SQL for Data Science

4.1 Subqueries

Define subqueries
Discuss advantages and disadvantages of using subqueries
Explain how subqueries help us merge data from two or more tables
Write more efficient subqueries

Subqueries are queries embedded into other queries. Since data is stored in multiple tables, you may need to get information from multiple sources. Data scientists often use subqueries to:

Select specific records or columns and then use the criteria as filtering criteria for the next thing they want to select.
Add additional criteria like filtering criteria that are not in your current table from another table into your query.

Example: Need to know the region each customer is from who has had an order with freight over 100. The freight information is in table Orders and the customer information is in table Customers.

SELECT customerID, CompanyName, Region
FROM Customers
WHERE customerID in (SELECT customerID FROM Orders WHERE Freight > 100);

DBMS is performing two operations:

Get the customer ID for the orders selected
Pass that to the WHERE clause and processing the overall SELECT statement

Note that it always perform the innermost SELECT portion first.

Best Practices and Considerations
- There is no limit to the number of subqueries you can have
- Performance slows when you nest too deeply.
- Subquery selects can only retrieve a single column

Also, when you use subqueries, the code gets harder to understand. One of the best practices for writing subqueries is to be clear and consistent with indenting to make it easier to read. This website will pre-format SQL code for you: www.poorsql.com

Subqueries can also be used as calculations.

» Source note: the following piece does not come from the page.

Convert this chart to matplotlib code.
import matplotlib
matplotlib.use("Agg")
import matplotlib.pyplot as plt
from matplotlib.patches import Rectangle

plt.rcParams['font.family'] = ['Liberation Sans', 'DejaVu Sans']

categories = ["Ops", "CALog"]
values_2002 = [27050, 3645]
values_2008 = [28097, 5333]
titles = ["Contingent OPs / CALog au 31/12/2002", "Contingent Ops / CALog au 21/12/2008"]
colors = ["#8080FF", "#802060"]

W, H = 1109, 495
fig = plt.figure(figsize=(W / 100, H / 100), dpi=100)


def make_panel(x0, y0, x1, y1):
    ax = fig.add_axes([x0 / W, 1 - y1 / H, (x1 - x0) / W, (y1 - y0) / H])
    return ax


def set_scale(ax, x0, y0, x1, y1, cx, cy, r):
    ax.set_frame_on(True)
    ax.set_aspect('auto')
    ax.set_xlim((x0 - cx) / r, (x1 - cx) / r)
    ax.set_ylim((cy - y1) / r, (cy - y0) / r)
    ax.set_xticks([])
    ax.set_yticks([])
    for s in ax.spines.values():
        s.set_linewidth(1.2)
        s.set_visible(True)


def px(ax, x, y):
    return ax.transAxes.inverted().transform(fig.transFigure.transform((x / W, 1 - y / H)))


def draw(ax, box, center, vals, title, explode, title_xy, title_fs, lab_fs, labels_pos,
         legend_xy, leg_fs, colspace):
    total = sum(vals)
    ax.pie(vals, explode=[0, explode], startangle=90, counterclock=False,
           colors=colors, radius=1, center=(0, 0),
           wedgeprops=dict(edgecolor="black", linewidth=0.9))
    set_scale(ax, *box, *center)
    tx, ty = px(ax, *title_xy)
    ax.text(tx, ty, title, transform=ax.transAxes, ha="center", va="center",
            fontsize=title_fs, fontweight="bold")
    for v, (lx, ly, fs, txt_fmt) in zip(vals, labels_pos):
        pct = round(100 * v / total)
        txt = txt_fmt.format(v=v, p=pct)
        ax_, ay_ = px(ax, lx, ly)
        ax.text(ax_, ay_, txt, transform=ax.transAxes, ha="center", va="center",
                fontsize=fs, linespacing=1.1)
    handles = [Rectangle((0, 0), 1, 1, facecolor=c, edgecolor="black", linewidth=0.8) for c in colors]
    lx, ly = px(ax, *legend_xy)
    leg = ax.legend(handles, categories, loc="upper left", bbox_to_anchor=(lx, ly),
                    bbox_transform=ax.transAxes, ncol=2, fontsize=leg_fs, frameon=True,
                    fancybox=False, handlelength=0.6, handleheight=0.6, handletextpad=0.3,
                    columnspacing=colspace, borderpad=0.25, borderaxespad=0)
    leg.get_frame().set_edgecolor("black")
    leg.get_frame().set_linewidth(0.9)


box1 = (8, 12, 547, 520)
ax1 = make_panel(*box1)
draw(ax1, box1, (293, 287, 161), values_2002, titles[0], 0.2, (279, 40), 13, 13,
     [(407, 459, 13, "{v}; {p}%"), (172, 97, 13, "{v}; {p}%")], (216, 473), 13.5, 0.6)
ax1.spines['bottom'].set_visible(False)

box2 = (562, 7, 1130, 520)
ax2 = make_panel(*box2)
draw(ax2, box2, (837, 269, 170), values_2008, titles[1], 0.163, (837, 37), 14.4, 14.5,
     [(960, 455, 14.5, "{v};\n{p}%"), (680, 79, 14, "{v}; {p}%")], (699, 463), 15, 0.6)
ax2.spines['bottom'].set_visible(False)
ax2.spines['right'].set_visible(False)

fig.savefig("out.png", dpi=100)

Example: Get the total number of orders by each customer

SELECT customer_name,
    customer_state (SELECT COUNT(*) AS orders FROM Orders WHERE 
        Orders.customer_id = Customer.customer_id) AS orders
FROM customers
ORDER BY Customer_name

As you can see, we’re selecting customer name, the region and then just as if we were going to select a different column name we have a whole subquery in there. We have (SELECT COUNT(*) AS orders FROM Orders, and count these based on the customer IDs. It’s aggregating the orders based on the customer IDs ( Orders.customer_id = Customer.customer_id). In the end, we order the table by customer name.